Some perceptive readers may have realized I’m speaking out of frustration. In particular, I’m referring to a comment on my article on why web privacy matters:
You skipped over OS and Application telemetry and analytics, location tracking, web dev SaaS like Google APIs and Fonts, supercookies and profiling technologies, Chromium and all its forks phone home (does anyone open wireshark/tcpdump anymore?), droid and all its forks phone home… This is outdated because it’s incomplete
I can only assume the person who wrote this was under the misunderstanding that the intent of the article was to list every possible breach of privacy on the web. If so, they didn’t read carefully; while I did list some cases, I did not say it would be comprehensive:
Here are some ways you probably didn’t realize sites you’re visiting are making money through the data they collect about you.
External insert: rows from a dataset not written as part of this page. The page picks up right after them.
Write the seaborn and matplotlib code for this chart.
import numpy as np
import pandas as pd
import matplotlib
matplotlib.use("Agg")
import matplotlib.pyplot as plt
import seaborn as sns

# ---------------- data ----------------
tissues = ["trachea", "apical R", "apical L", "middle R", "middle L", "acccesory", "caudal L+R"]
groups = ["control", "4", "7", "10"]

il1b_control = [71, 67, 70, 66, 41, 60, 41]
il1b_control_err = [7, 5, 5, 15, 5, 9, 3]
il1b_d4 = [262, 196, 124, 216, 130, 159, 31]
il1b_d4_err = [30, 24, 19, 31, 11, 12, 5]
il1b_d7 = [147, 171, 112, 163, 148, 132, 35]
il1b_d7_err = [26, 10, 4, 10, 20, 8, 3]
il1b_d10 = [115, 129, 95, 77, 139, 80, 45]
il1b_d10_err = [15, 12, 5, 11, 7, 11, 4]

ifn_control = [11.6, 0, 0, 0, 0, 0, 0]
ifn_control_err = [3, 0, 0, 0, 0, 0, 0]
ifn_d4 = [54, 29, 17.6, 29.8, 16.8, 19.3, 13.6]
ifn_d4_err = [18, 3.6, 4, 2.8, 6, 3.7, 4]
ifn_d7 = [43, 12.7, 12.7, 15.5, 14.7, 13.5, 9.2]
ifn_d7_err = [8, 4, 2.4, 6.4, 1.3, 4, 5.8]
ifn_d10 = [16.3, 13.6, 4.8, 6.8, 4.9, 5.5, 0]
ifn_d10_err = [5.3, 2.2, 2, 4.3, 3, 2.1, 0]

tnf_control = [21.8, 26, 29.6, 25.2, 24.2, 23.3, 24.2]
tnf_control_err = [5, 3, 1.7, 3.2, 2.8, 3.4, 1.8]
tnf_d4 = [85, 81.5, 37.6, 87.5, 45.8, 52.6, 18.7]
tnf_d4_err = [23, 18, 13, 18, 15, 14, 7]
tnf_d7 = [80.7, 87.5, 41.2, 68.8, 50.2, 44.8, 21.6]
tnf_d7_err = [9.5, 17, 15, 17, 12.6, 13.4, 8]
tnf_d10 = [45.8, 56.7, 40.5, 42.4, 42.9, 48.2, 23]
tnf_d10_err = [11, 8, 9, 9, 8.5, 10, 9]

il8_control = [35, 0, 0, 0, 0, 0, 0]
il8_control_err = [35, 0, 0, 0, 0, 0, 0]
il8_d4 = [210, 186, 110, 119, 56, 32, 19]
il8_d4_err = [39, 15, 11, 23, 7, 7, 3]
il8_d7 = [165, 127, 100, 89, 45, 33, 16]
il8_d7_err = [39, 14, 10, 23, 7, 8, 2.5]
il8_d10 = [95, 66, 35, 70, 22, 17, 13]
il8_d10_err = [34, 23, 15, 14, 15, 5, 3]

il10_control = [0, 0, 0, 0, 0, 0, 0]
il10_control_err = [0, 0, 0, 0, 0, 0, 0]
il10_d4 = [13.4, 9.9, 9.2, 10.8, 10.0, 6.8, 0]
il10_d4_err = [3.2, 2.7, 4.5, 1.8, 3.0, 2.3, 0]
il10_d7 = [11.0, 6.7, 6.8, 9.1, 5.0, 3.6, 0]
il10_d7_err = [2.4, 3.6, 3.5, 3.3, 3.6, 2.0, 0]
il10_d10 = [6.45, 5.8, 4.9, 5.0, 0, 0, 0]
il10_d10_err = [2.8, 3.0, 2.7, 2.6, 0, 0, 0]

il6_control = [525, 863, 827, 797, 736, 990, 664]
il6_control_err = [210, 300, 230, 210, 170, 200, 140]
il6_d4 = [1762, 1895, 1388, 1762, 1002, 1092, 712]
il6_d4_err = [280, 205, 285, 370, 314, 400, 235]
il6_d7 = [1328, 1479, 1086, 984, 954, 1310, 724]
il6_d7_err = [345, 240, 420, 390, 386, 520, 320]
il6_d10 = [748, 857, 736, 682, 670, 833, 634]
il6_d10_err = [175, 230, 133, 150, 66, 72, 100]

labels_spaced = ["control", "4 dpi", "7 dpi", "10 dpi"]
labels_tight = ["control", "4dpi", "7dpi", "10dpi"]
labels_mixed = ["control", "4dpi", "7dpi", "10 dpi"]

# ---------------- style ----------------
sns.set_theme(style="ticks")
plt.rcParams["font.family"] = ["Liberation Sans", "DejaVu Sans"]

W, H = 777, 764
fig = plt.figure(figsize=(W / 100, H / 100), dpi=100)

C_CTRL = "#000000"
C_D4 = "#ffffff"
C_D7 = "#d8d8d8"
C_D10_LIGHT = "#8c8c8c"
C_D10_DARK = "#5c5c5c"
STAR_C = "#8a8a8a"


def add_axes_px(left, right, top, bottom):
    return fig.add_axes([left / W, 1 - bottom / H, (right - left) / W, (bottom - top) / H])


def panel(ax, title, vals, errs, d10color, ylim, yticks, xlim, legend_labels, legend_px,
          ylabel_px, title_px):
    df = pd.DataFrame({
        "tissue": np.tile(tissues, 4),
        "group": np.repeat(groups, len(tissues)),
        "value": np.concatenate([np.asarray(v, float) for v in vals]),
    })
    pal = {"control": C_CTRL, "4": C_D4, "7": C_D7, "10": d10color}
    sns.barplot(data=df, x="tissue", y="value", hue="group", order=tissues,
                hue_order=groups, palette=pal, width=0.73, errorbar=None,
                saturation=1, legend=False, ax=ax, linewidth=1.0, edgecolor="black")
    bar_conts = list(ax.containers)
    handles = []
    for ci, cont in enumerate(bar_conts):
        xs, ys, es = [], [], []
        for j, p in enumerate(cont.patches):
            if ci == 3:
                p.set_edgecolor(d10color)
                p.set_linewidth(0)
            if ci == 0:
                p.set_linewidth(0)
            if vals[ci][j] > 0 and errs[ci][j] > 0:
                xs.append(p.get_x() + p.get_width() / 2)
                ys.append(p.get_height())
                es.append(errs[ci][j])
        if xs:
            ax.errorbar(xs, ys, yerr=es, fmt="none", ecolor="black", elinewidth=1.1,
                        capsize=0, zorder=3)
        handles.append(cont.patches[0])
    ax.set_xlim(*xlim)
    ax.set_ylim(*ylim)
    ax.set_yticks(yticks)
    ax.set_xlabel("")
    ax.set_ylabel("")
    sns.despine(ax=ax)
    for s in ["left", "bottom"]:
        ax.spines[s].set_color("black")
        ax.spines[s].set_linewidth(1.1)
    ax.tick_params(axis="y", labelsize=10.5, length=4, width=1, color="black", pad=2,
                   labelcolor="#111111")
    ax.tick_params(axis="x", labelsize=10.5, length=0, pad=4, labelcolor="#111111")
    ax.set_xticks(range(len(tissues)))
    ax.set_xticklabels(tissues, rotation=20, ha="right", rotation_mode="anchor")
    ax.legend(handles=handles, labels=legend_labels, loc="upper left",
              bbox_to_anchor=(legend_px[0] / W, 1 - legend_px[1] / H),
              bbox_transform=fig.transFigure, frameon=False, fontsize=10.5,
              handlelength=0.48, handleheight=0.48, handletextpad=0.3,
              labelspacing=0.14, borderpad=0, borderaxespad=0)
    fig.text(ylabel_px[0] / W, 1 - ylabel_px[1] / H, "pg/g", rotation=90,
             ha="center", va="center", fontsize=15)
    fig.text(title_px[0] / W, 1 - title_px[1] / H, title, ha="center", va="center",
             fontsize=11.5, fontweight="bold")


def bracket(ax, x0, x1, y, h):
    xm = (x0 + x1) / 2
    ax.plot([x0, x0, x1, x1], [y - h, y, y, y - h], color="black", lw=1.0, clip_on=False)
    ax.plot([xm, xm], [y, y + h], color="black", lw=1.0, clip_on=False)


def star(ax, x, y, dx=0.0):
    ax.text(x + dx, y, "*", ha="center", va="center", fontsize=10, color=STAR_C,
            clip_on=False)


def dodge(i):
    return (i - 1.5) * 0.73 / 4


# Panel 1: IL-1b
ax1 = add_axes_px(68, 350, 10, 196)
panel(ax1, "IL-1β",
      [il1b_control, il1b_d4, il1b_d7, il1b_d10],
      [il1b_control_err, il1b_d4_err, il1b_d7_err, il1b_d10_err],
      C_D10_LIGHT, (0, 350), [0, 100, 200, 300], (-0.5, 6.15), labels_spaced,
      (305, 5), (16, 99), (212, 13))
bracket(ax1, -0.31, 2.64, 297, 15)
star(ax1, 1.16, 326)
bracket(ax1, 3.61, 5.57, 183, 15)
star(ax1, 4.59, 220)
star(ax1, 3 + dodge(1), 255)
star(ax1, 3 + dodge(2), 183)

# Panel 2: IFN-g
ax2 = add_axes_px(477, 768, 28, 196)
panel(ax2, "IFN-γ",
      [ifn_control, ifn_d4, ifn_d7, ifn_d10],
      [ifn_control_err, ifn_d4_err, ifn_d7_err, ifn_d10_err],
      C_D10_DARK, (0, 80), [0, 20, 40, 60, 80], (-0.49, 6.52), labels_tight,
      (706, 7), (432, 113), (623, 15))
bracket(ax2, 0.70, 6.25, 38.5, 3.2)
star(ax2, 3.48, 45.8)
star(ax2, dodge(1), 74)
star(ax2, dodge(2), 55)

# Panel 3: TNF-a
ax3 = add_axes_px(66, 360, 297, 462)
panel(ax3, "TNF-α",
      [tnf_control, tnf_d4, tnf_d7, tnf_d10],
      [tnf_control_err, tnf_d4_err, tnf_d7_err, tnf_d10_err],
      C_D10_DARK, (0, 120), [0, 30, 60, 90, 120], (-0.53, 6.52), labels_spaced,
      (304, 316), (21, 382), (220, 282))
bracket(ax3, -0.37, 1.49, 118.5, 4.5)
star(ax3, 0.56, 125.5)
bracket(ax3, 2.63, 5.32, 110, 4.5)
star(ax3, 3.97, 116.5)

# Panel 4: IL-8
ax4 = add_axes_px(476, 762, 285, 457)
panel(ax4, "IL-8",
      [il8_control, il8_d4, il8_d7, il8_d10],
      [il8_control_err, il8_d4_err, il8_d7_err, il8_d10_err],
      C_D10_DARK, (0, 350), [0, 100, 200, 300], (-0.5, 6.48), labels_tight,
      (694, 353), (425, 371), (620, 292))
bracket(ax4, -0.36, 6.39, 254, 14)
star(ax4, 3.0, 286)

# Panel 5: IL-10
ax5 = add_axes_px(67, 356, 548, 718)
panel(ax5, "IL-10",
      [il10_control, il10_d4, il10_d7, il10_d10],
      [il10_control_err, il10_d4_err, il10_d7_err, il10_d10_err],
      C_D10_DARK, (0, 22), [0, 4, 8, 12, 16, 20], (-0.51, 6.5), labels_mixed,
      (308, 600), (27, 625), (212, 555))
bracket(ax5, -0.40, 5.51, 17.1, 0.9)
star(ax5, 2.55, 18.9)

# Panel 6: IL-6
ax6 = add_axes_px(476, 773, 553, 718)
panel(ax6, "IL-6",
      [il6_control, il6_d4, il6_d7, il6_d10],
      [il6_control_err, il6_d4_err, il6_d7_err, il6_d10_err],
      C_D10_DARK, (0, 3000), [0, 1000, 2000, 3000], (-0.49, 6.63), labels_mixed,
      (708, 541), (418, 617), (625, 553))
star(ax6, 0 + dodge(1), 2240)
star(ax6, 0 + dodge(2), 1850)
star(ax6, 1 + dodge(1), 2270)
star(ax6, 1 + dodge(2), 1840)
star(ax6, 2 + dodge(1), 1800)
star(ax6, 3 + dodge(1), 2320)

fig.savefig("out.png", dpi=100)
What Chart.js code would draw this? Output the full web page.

“Some” ways, not “all” ways. In fact, it’s specifically “some” ways that most people don’t realize are privacy concerns; the comment’s author listed some things, such as telemetry and location tracking, that many people know are privacy issues.
But that’s not the point.
Here it is: please don’t say that something is incorrect or “outdated” because it doesn’t list every example of something (unless that’s the intention). This comment in particular was written within days of the original publishing date; there’s no way the article was “outdated.” Perhaps, if you see that a newly-published article is not comprehensive, you should take a look at the original intent.
conclusion
I’m not angry at the author of that comment. I’ve probably had similar misunderstandings, and I know it happens. There are no hard feelings. There are things I could have done to make it more clear that this was not supposed to be comprehensive. For example, I have now added a note at the bottom of all the articles on digital citizenship that makes it clear that they are part of a series. If the comment’s author had read that, they would likely have realized that I had plans to address more points.
Instead, this is a note for the future. I’m hoping that a look at a common mistake, thinking through the faulty rationale, might help some people look more closely at the things they criticize in the future.